──────── Recorded information

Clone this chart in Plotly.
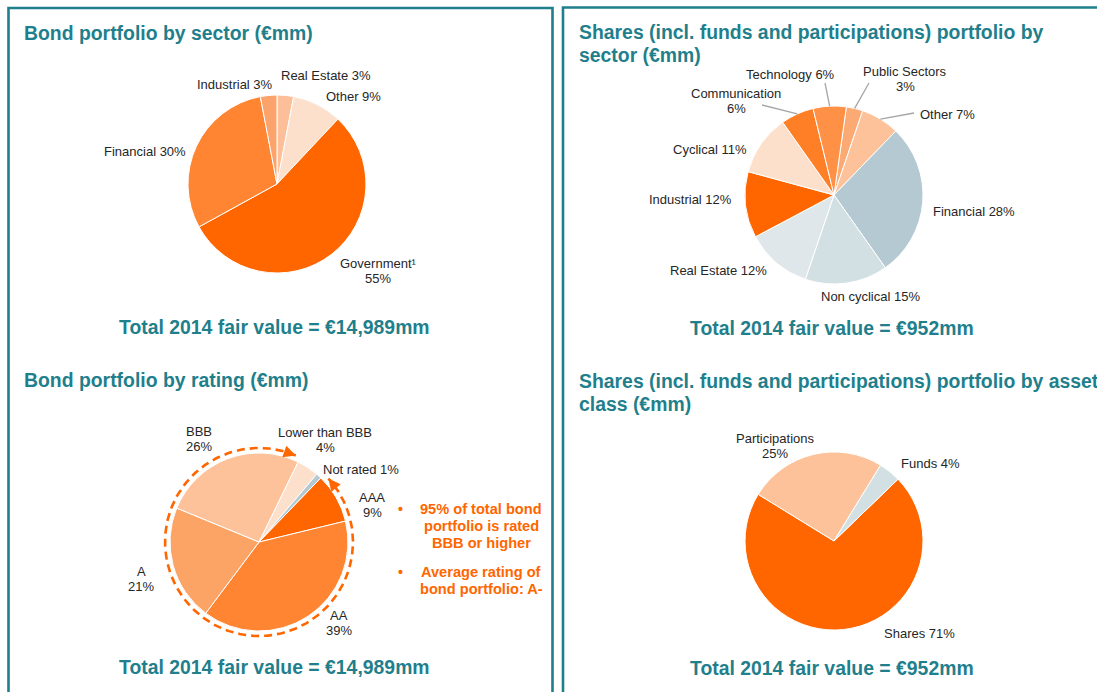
import math
import plotly.graph_objects as go

# the page body margin is removed (post_script below), so figure pixels == screen pixels
W, H = 1097, 692

# ---------------- data ----------------
bond_sector_labels = ["Real Estate", "Other", "Government¹", "Financial", "Industrial"]
bond_sector_values = [3, 9, 55, 30, 3]

share_sector_labels = ["Public Sectors", "Other", "Financial", "Non cyclical", "Real Estate",
                       "Industrial", "Cyclical", "Communication", "Technology"]
share_sector_values = [3, 7, 28, 15, 12, 12, 11, 6, 6]

bond_rating_labels = ["Lower than BBB", "Not rated", "AAA", "AA", "A", "BBB"]
bond_rating_values = [4, 1, 9, 39, 21, 26]

asset_class_labels = ["Shares", "Participations", "Funds"]
asset_class_values = [71, 25, 4]

panel_titles = [
    ["Bond portfolio by sector (€mm)"],
    ["Shares (incl. funds and participations) portfolio by", "sector (€mm)"],
    ["Bond portfolio by rating (€mm)"],
    ["Shares (incl. funds and participations) portfolio by asset", "class (€mm)"],
]
panel_totals = [
    "Total 2014 fair value = €14,989mm",
    "Total 2014 fair value = €952mm",
    "Total 2014 fair value = €14,989mm",
    "Total 2014 fair value = €952mm",
]
rating_notes = [
    ["95% of total bond", "portfolio is rated", "BBB or higher"],
    ["Average rating of", "bond portfolio: A-"],
]
investment_grade = ["AAA", "AA", "A", "BBB"]

# ---------------- styles ----------------
TEAL = "#1f7f8c"
ORANGE = "#ff6600"
LABEL = "#262626"
FONT = "Liberation Sans, Arial, sans-serif"

bond_sector_colors = ["#fdbf99", "#fde0cc", "#ff6600", "#ff8533", "#fca36b"]
share_sector_colors = ["#fcaa74", "#fdc29a", "#b4c9d1", "#d2dfe3", "#dfe7ea",
                       "#ff6600", "#fde0cc", "#ff7f27", "#ff9147"]
bond_rating_colors = ["#fde0cc", "#b4c9d1", "#ff6600", "#ff8533", "#fca366", "#fdc29a"]
asset_class_colors = ["#ff6600", "#fdc29a", "#d2dfe3"]

R = 89
pies = [
    dict(labels=bond_sector_labels, values=bond_sector_values, colors=bond_sector_colors,
         cx=277, cy=184, rot=0),
    dict(labels=share_sector_labels, values=share_sector_values, colors=share_sector_colors,
         cx=834, cy=195, rot=8),
    dict(labels=bond_rating_labels, values=bond_rating_values, colors=bond_rating_colors,
         cx=259, cy=542, rot=26),
    dict(labels=asset_class_labels, values=asset_class_values, colors=asset_class_colors,
         cx=834, cy=541, rot=46),
]

# label placement (x, y of first line centre, number of lines) in pixels
label_pos = [
    {"Industrial": (235, 84, 1), "Real Estate": (326, 75, 1), "Other": (353, 96, 1),
     "Financial": (145, 151, 1), "Government¹": (378, 263, 2)},
    {"Technology": (790, 74, 1), "Public Sectors": (905, 71, 2), "Communication": (736, 93, 2),
     "Other": (947, 114, 1), "Cyclical": (710, 149, 1), "Industrial": (690, 199, 1),
     "Financial": (974, 211, 1), "Real Estate": (718, 270, 1), "Non cyclical": (870, 296, 1)},
    {"BBB": (199, 431, 2), "Lower than BBB": (325, 432, 2), "Not rated": (361, 469, 1),
     "AAA": (372, 497, 2), "A": (141, 571, 2), "AA": (339, 615, 2)},
    {"Participations": (775, 438, 2), "Funds": (930, 463, 1), "Shares": (919, 633, 1)},
]
leader_outer = {"Communication": (762, 105), "Technology": (825, 83),
                "Public Sectors": (869, 83), "Other": (914, 113)}

title_pos = [(22, 33), (577, 32), (22, 380), (577, 381)]
total_pos = [(274, 327), (832, 328), (274, 667), (832, 668)]

fig = go.Figure()
annotations = []
shapes = []


def add_text(x, y, s, size, color, bold=False, xanchor="center"):
    annotations.append(dict(
        x=x, y=y, xref="x", yref="y", text=s, showarrow=False,
        xanchor=xanchor, yanchor="middle",
        font=dict(family=FONT, size=size, color=color, weight="bold" if bold else "normal")))


# pies
for i, p in enumerate(pies):
    cx, cy = p["cx"], p["cy"]
    fig.add_trace(go.Pie(
        labels=p["labels"], values=p["values"], sort=False, direction="clockwise",
        rotation=p["rot"], textinfo="none", hoverinfo="label+percent",
        marker=dict(colors=p["colors"], line=dict(color="white", width=1)),
        domain=dict(x=[(cx - R) / W, (cx + R) / W], y=[1 - (cy + R) / H, 1 - (cy - R) / H]),
        showlegend=False))
    for lab, val in zip(p["labels"], p["values"]):
        x, y, n = label_pos[i][lab]
        lines = [f"{lab} {val}%"] if n == 1 else [lab, f"{val}%"]
        for k, ln in enumerate(lines):
            add_text(x, y + 15 * k, ln, 13, LABEL)

# leader lines in the shares-by-sector pie
p = pies[1]
acc = 0
tot = sum(p["values"])
for lab, val in zip(p["labels"], p["values"]):
    mid = math.radians(p["rot"] + (acc + val / 2) / tot * 360)
    acc += val
    if lab in leader_outer:
        x0 = p["cx"] + R * math.sin(mid)
        y0 = p["cy"] - R * math.cos(mid)
        x1, y1 = leader_outer[lab]
        shapes.append(dict(type="line", xref="x", yref="y", x0=x0, y0=y0, x1=x1, y1=y1,
                           line=dict(color="#a6a6a6", width=1.3)))

# dashed arc around the investment-grade part of the rating pie
p = pies[2]
tot = sum(p["values"])
ig_share = sum(v for l, v in zip(p["labels"], p["values"]) if l in investment_grade) / tot
start_ang = p["rot"]                              # boundary BBB | Lower than BBB
end_ang = p["rot"] + (1 - ig_share) * 360         # boundary Not rated | AAA
RA = 94
a0 = start_ang - 3
a1 = end_ang + 3.6
span = 360 - (a1 - a0)
n = 200
arc_x, arc_y = [], []
for k in range(n + 1):
    a = math.radians(a0 - span * k / n)
    arc_x.append(p["cx"] + RA * math.sin(a))
    arc_y.append(p["cy"] - RA * math.cos(a))
fig.add_trace(go.Scatter(x=arc_x, y=arc_y, mode="lines", hoverinfo="skip", showlegend=False,
                         line=dict(color=ORANGE, width=2.6, dash="8px,5px")))


def arc_pt(a):
    a = math.radians(a)
    return p["cx"] + RA * math.sin(a), p["cy"] - RA * math.cos(a)


for tip_a, tail_a in [(a0, a0 - 7), (a1, a1 + 7)]:
    tx, ty = arc_pt(tip_a)
    sx, sy = arc_pt(tail_a)
    annotations.append(dict(x=tx, y=ty, ax=sx, ay=sy, xref="x", yref="y", axref="x", ayref="y",
                            text="", showarrow=True, arrowhead=2, arrowsize=1.1,
                            arrowwidth=2.2, arrowcolor=ORANGE, standoff=0, startstandoff=0))

# orange notes
note_y = [509, 572]
for block, y in zip(rating_notes, note_y):
    add_text(400, y, "•", 14, ORANGE, bold=True)
    for k, ln in enumerate(block):
        add_text(481, y + 17 * k, ln, 14.6, ORANGE, bold=True)

# titles and totals
for lines, (x, y) in zip(panel_titles, title_pos):
    for k, ln in enumerate(lines):
        add_text(x, y + 23 * k, ln, 19.4, TEAL, bold=True, xanchor="left")
for s, (x, y) in zip(panel_totals, total_pos):
    add_text(x, y, s, 19.4, TEAL, bold=True)

# panel frames
shapes.append(dict(type="rect", xref="x", yref="y", x0=8.5, y0=8, x1=552.5, y1=720,
                   line=dict(color=TEAL, width=2.6)))
shapes.append(dict(type="rect", xref="x", yref="y", x0=563, y0=7.5, x1=1120, y1=720,
                   line=dict(color=TEAL, width=2.6)))

fig.update_layout(
    width=W, height=H, margin=dict(l=0, r=0, t=0, b=0),
    paper_bgcolor="white", plot_bgcolor="white",
    xaxis=dict(range=[0, W], visible=False, fixedrange=True),
    yaxis=dict(range=[H, 0], visible=False, fixedrange=True),
    annotations=annotations, shapes=shapes, showlegend=False,
)

fig.write_html("out.html", config={"displayModeBar": False},
               post_script="document.body.style.margin='0';document.body.style.overflow='hidden';")
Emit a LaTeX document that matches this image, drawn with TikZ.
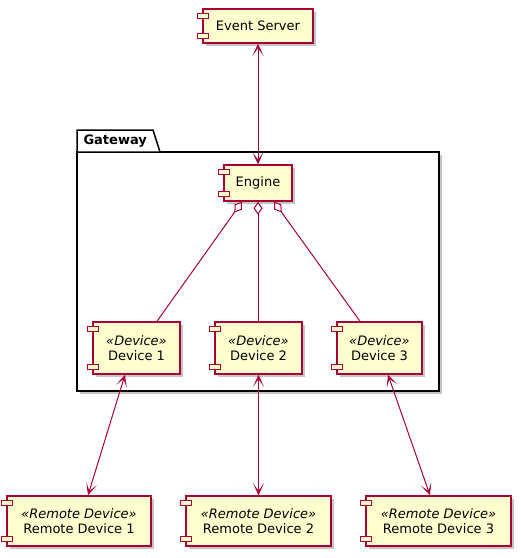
\documentclass[tikz,border=0pt]{standalone}
\usepackage{fontspec}
\setmainfont{DejaVu Sans}
\usetikzlibrary{shadows,arrows.meta,positioning}
\definecolor{umlred}{HTML}{A80036}
\definecolor{umlfill}{HTML}{FEFECE}

\tikzset{
	comp/.style={draw=umlred, fill=umlfill, line width=1.5pt, inner sep=2pt, align=center,
		font=\fontsize{13}{15.5}\selectfont,
		drop shadow={shadow xshift=3pt, shadow yshift=-3pt, fill=black!45, opacity=0.5}},
	plug/.style={draw=umlred, fill=umlfill, line width=1.2pt},
	link/.style={draw=umlred, line width=1pt},
	both/.style={link, arrows={Stealth[length=12pt, width=11pt, inset=7.5pt]-Stealth[length=12pt, width=11pt, inset=7.5pt]}},
	agg/.style={link, arrows={Diamond[fill=white, length=13pt, width=9pt]-}},
	pkg/.style={draw=black, fill=white, line width=1.5pt}
}

\begin{document}
\begin{tikzpicture}[x=1pt, y=-1pt]
	\useasboundingbox (0,0) rectangle (521,558);
	
	% Gateway package
	\draw[pkg, drop shadow={shadow xshift=3pt, shadow yshift=-3pt, fill=black!45, opacity=0.5}] (77,152) rectangle (439,391);
	\draw[pkg] (77,152) -- (77,130) -- (153,130) -- (160,152) -- cycle;
	\node[anchor=west, font=\fontsize{13}{15}\selectfont\bfseries] (gw) at (80,141) {Gateway};
	
	% Components
	\node[comp, minimum width=110pt, minimum height=34pt] (srv) at (258,26) {Event Server};
	\node[comp, minimum width=68pt, minimum height=36pt] (eng) at (258,183) {Engine};
	
	\node[comp, minimum width=87pt, minimum height=52pt] (d1) at (136.5,348) {\textit{«Device»}\\Device 1};
	\node[comp, minimum width=87pt, minimum height=52pt] (d2) at (258.5,348) {\textit{«Device»}\\Device 2};
	\node[comp, minimum width=85pt, minimum height=52pt] (d3) at (379.5,348) {\textit{«Device»}\\Device 3};
	
	\node[comp, minimum width=144pt, minimum height=50pt] (r1) at (79,521) {\textit{«Remote Device»}\\Remote Device 1};
	\node[comp, minimum width=145pt, minimum height=50pt] (r2) at (258.5,521) {\textit{«Remote Device»}\\Remote Device 2};
	\node[comp, minimum width=145pt, minimum height=50pt] (r3) at (438.5,521) {\textit{«Remote Device»}\\Remote Device 3};
	
	% Component plugs
	\foreach \n in {srv,eng,d1,d2,d3,r1,r2,r3} {
		\draw[plug] ([xshift=-5pt, yshift=-5pt]\n.north west) rectangle ([xshift=6pt, yshift=-10pt]\n.north west);
		\draw[plug] ([xshift=-5pt, yshift=5pt]\n.south west) rectangle ([xshift=6pt, yshift=10pt]\n.south west);
	}
	
	% Connectors
	\draw[both] (srv.south) -- (srv.south |- eng.north);
	\draw[agg] ([xshift=-16pt]eng.south) -- ([xshift=20.5pt]d1.north);
	\draw[agg] (eng.south) -- (eng.south |- d2.north);
	\draw[agg] ([xshift=16pt]eng.south) -- ([xshift=-19.5pt]d3.north);
	\draw[both] ([xshift=-11.5pt]d1.south) -- ([xshift=9pt]r1.north);
	\draw[both] (d2.south) -- (r2.north);
	\draw[both] ([xshift=8.5pt]d3.south) -- ([xshift=-8.5pt]r3.north);
\end{tikzpicture}
\end{document}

────────────────

Exercise description -
Give the lines again word for word, from the start of the records to the line holding "asset_class_values = [71, 25, 4]", both included, and leave out any picture.

Complete response -
Clone this chart in Plotly.
import math
import plotly.graph_objects as go

# the page body margin is removed (post_script below), so figure pixels == screen pixels
W, H = 1097, 692

# ---------------- data ----------------
bond_sector_labels = ["Real Estate", "Other", "Government¹", "Financial", "Industrial"]
bond_sector_values = [3, 9, 55, 30, 3]

share_sector_labels = ["Public Sectors", "Other", "Financial", "Non cyclical", "Real Estate",
                       "Industrial", "Cyclical", "Communication", "Technology"]
share_sector_values = [3, 7, 28, 15, 12, 12, 11, 6, 6]

bond_rating_labels = ["Lower than BBB", "Not rated", "AAA", "AA", "A", "BBB"]
bond_rating_values = [4, 1, 9, 39, 21, 26]

asset_class_labels = ["Shares", "Participations", "Funds"]
asset_class_values = [71, 25, 4]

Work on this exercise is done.